A climate of lawbreaking
Edelman argues that allowing one or two companies to break that law is “contagious.” Which is exactly what’s happened in San Francisco.
In the past few years, under Mayor Lee, we have had a climate of consistent, repeated lawbreaking on a level that’s hard to imagine – and was almost never reported in the mainstream news media.
Landlords violated zoning laws to replace industrial jobs with tech offices – with impunity. Airbnb convinced more than 6,000 people in San Francisco to violate the short-term rental laws, every single day – and nobody did anything about it.
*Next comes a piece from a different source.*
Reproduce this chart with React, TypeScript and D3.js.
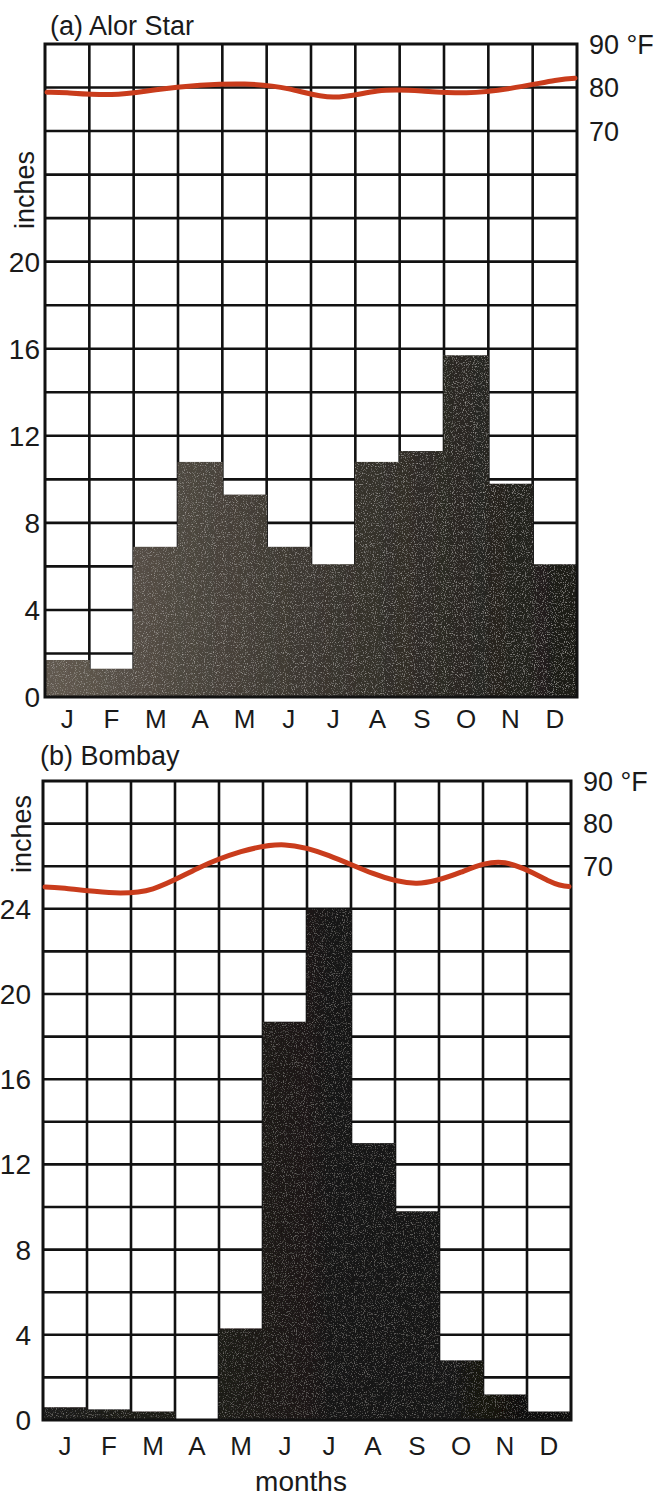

Tech companies on the Peninsula chartered private buses that parked in public Muni stops, where ordinary mortals would get a $275 ticket – and City Hall under Ed Lee had a “handshake deal” to look the other way.
Is it any surprise that landlords evict tenants for bogus “owner move-in” claims? Why not? This city never enforces its laws anyway.
Napster wasn’t legislated out of existence – what it was doing was already illegal. When the lawsuits started piling up, though, the company’s assets were soon less than its liabilities.
Edelman suggests that every city where Uber has illegally run taxis (and the same could be applied to Airbnb) should file suit and seek $1,000 in damages for every unlawful ride. That would be enough to force the companies to shut down.
It wouldn’t be the end of the model they have developed; it would just leave room for a service that follows that same model to do it legally.
The result wouldn’t be a cheap as Uber (or Napster) – but he argues that all of us, society as a whole, would be better off.
But making society better off doesn’t seem to be a part of the — yeah, let’s just say it — uber-capitalism that has been driving public policy in this city. It’s not just generic lawbreaking; it’s this idea that the rules don’t apply to the tech masters, because they are better than the rest of us. And that’s what needs to get disrupted.